Well there is a slight mistake, the dipole moment $m$ is a constant vector so it will have a z component $m_z\hat z$ put that instead of the second m in the above expression but leave the m inside the dot product unharmed.

I still don't get why only the first $\hat r$ is replaced with $\hat z$ and same for m for the second one.

#### Delta2

Homework Helper
Gold Member
Because the dot product is a scalar, it depends on the coordinates (x,y,z) (or $|r|,\theta,\phi)$ but its a scalar, it is a quantity that "propagates" as a multiplicative constant to all three components $B_x,B_y,B_z$ of the magnetic field.

Now it is correct to write it more properly with the unit z vector $\hat z$ at the end it will be
$$B_z(r)=\frac{3\mu_0}{4\pi}\frac{z(m\cdot \hat r)-m_z|r|}{|r|^4}\hat z$$

#### gabriellelee

Because the dot product is a scalar, it depends on the coordinates (x,y,z) (or $|r|,\theta,\phi)$ but its a scalar, it is a quantity that "propagates" as a multiplicative constant to all three components $B_x,B_y,B_z$ of the magnetic field.

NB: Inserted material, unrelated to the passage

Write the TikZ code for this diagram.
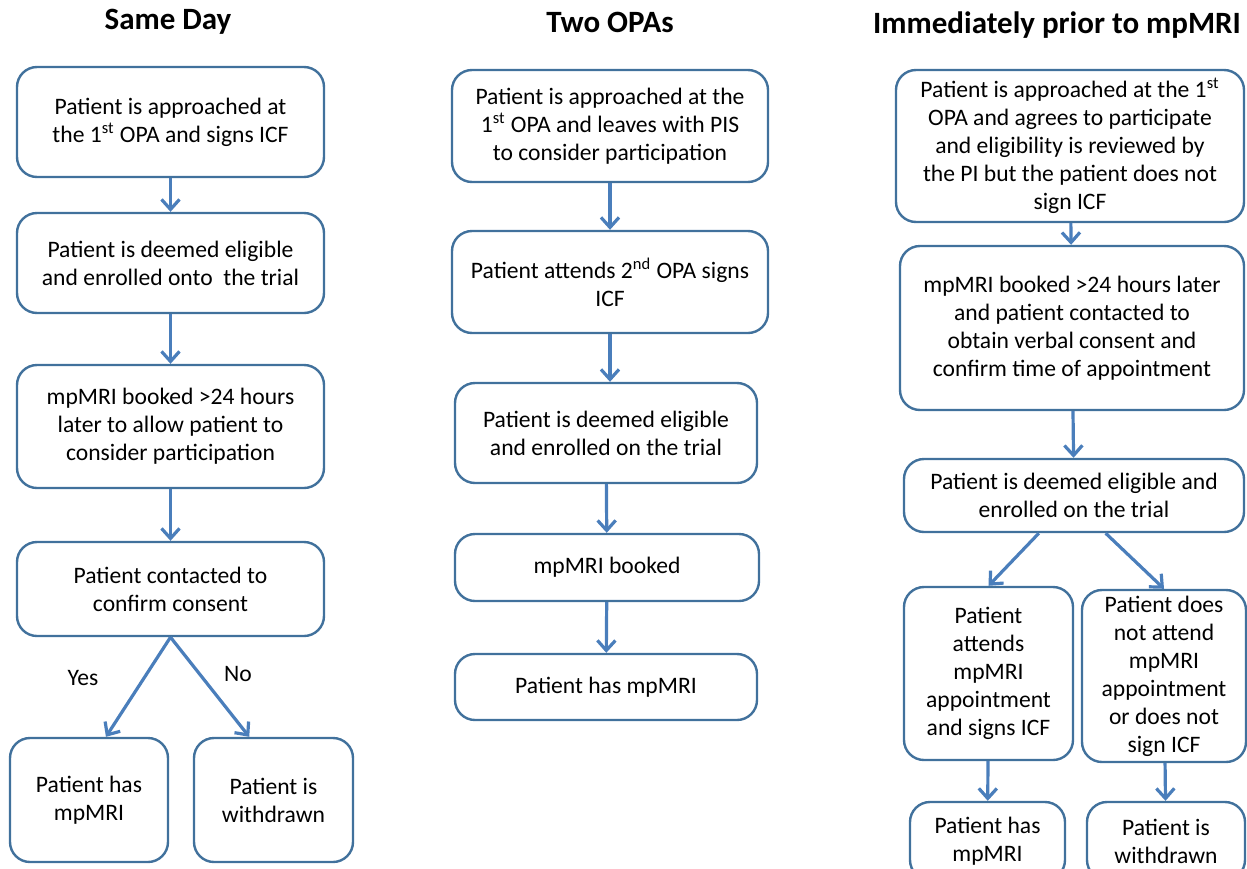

Now it is correct to write it more properly with the unit z vector $\hat z$ at the end it will be
$$B_z(r)=\frac{3\mu_0}{4\pi}\frac{z(m\cdot \hat r)-m_z|r|}{|r|^4}\hat z$$
Oh, okay. Thank you so much!

#### vela

Staff Emeritus
Sometimes it's helpful to rely on the math. To find the (scalar) $z$-component of $\vec B$, you calculate
$$B_z(\vec r) = \hat z \cdot \vec B = \hat z \cdot \left[\frac {\mu_0}{4\pi} \frac{3\hat r (\hat r \cdot \vec m)-\vec m}{r^3}\right] = \frac {\mu_0}{4\pi} \frac{3(\hat z \cdot \hat r) (\hat r \cdot \vec m)-\hat z \cdot\vec m}{r^3},$$ evaluating the dot products that you can. There's no need to guess if $\hat r$ is replaced by $\hat z$, etc. Just follow what the math tells you. (If you want the vector component, $\vec B_z(\vec r)$, tack on the $\hat z$ that @Delta2 did in post 18.)